Before we proceed into the tutorial it is important to understand what makes up the image or illustration and its defining style. Each image-maker has their own personal callings or skill sets that allows them to mark out the bounding lines between which they operate, to produce beautiful images for an audience.
For some it may be the subject that is of value to them. For others it maybe the medium that they manipulate well. Culture, cityscapes, stereotyped people or thick lines, disjointed lines, fine lines can be the bearers of distinctive illustration styles. Colours, textures and patterns also become the primary ingredients of a well prepared image. Which elements shall be used, how many times do they appear, in what proportions, how complicated or how minimalistic, moving forward all these become rules to which an image-maker remains committed. When the content of the image is married to the method it is created in, the image becomes far more memorable, communicable thus achieving its purpose. The medium occasionally becomes the message.
Let us see some examples of varied styles in order to understand what really makes them different.
Some images are dependent on how well the tools have been explored. Both these images are rendered in pen and ink, but both serve very different purposes. While the first image is a detailed sketch of a kitchen very artistically executed, the second image works as a technical illustration used in the industry.

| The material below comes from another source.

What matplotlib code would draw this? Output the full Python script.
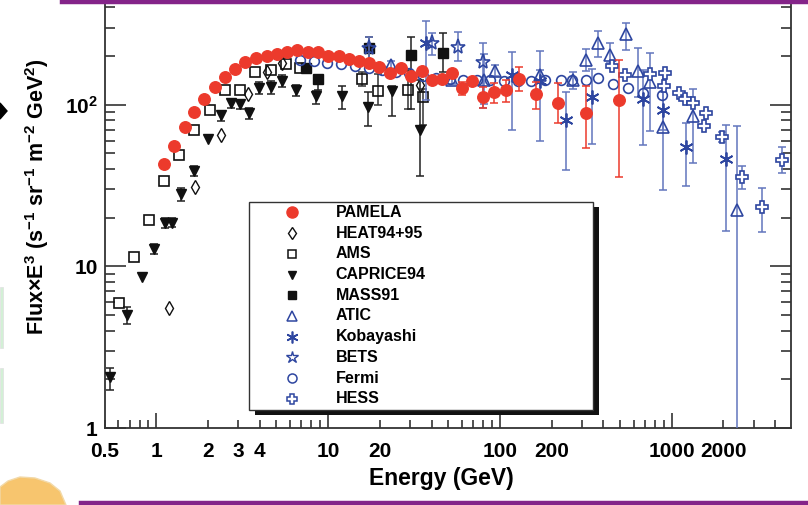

An artist's staple material 'paper' has been explored in a totally different medium in these images. It has been exploited to express the content. Cutting, folding arranging, twisting and manipulating paper thoughtfully is the essence of these images. A new meaning is lent to the subject owing to the choice of the medium.
The subject of these three images remains the same: Nature, flowers and birds. While one uses the base of a symmetrical pattern, the second image uses repeated printmaking for its execution. The last image serves a more educational purpose, as it is a botanical illustration.
For this particular project the rule is to use something fake to create something real. Or use something real to make something fake.